A district court judge on Monday dismissed four corruption charges against Sen. Robert Menendez (D-N.J.) and his donor Salomon Melgen, but denied motions to toss out other charges including, notably, the senator’s solicitation of contributions for a super PAC. Lawyers for the senator had asked the court to dismiss charges related to the $700,000 in contributions from Melgen to Senate Majority PAC, a super PAC run by former aides to Sen. Harry Reid (D-Nev.) that made independent expenditures to support Menendez’s 2012 reelection, which prosecutors allege were made in exchange for official acts. The basis for dismissal offered by Menendez’s lawyers were the Supreme Court’s 2010 Citizens United and 2013 McCutcheon decisions. Those two cases redefined corruption as only explicit bribery, excluding influence and access. The senator’s lawyers argued that this redefinition of corruption and Citizens United’s declaration that independent expenditures “do not give rise to corruption or the appearance of corruption” provided freedom of speech protections for all “efforts to influence and obtain access to elected officials,” including any campaign contribution.

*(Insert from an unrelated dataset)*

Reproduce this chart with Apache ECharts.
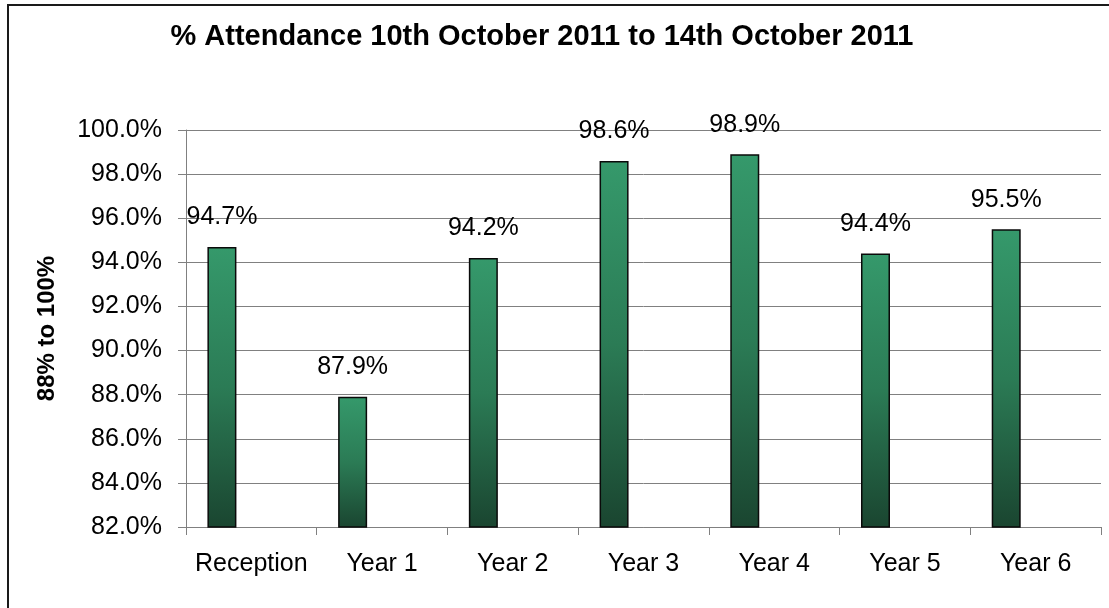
<!DOCTYPE html>
<html>
<head>
<meta charset="utf-8">
<script src="https://cdn.jsdelivr.net/npm/echarts@6/dist/echarts.min.js"></script>
<style>
  html, body { margin: 0; padding: 0; background: #fff; }
  #chart { width: 1109px; height: 608px; }
</style>
</head>
<body>
<div id="chart"></div>
<script>
const titleText = '% Attendance 10th October 2011 to 14th October 2011';
const yAxisName = '88% to 100%';
const categories = ['Reception', 'Year 1', 'Year 2', 'Year 3', 'Year 4', 'Year 5', 'Year 6'];
const attendance = [94.7, 87.9, 94.2, 98.6, 98.9, 94.4, 95.5];
const spacer = [null, null, null, null, null, null, null];
const yMin = 82, yMax = 100, yStep = 2;

const FONT = '"Liberation Sans", Arial, sans-serif';
const chart = echarts.init(document.getElementById('chart'), null, { renderer: 'canvas' });

chart.setOption({
  backgroundColor: '#ffffff',
  animation: false,
  title: {
    text: titleText,
    left: 537,
    top: 17,
    textAlign: 'center',
    textStyle: { fontFamily: FONT, fontSize: 29, fontWeight: 'bold', color: '#000' }
  },
  graphic: [{
    type: 'rect',
    shape: { x: 8, y: 5, width: 1200, height: 700 },
    style: { fill: 'none', stroke: '#1a1a1a', lineWidth: 2 },
    silent: true
  }],
  grid: { left: 186, right: 8, top: 130, bottom: 81, containLabel: false },
  xAxis: {
    type: 'category',
    data: categories,
    axisLine: { lineStyle: { color: '#808080', width: 1 } },
    axisTick: { show: true, interval: 0, length: 8, lineStyle: { color: '#808080' } },
    axisLabel: { interval: 0, fontFamily: FONT, fontSize: 25, color: '#000', margin: 25 },
    splitLine: { show: false }
  },
  yAxis: {
    type: 'value',
    min: yMin, max: yMax, interval: yStep,
    name: yAxisName,
    nameLocation: 'middle',
    nameGap: 127,
    nameTextStyle: { fontFamily: FONT, fontSize: 24, fontWeight: 'bold', color: '#000' },
    axisLine: { show: true, lineStyle: { color: '#808080', width: 1 } },
    axisTick: { show: true, length: 8, lineStyle: { color: '#808080' } },
    axisLabel: {
      fontFamily: FONT, fontSize: 25, color: '#000', margin: 24,
      formatter: v => v.toFixed(1) + '%'
    },
    splitLine: { show: true, lineStyle: { color: '#808080', width: 1 } }
  },
  series: [{
    type: 'bar',
    data: attendance,
    barWidth: 29,
    barGap: '103%',
    itemStyle: {
      color: new echarts.graphic.LinearGradient(0, 0, 0, 1, [
        { offset: 0, color: '#35996b' },
        { offset: 0.5, color: '#2b7b55' },
        { offset: 1, color: '#1a4530' }
      ]),
      borderColor: '#0a0a0a',
      borderWidth: 1.5
    },
    label: {
      show: true,
      position: 'top',
      distance: 17,
      fontFamily: FONT,
      fontSize: 25,
      color: '#000',
      formatter: p => p.value.toFixed(1) + '%'
    }
  }, {
    type: 'bar',
    data: spacer,
    barWidth: 29,
    silent: true
  }]
});
</script>
</body>
</html>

Judge William Walls disagreed, ruling that the charges related to the super PAC contributions made by a corporation run by Melgen and solicited by Menendez would stand. In his opinion, Walls writes that “the Constitution does not protect an attempt to influence a public official’s acts through improper means.” (Read Walls’ decision here.)
While Citizens United may state that independent expenditures cannot lead to corruption, bribery statutes view the super PAC contributions made and their value in different, subjective terms.
“Notwithstanding the statement in Citizens United that independent expenditures have no actual value to candidates, a jury could find that Defendant Menendez placed value, albeit subjective, on the earmarked donations given to Majority PAC by Melgen,” Walls writes.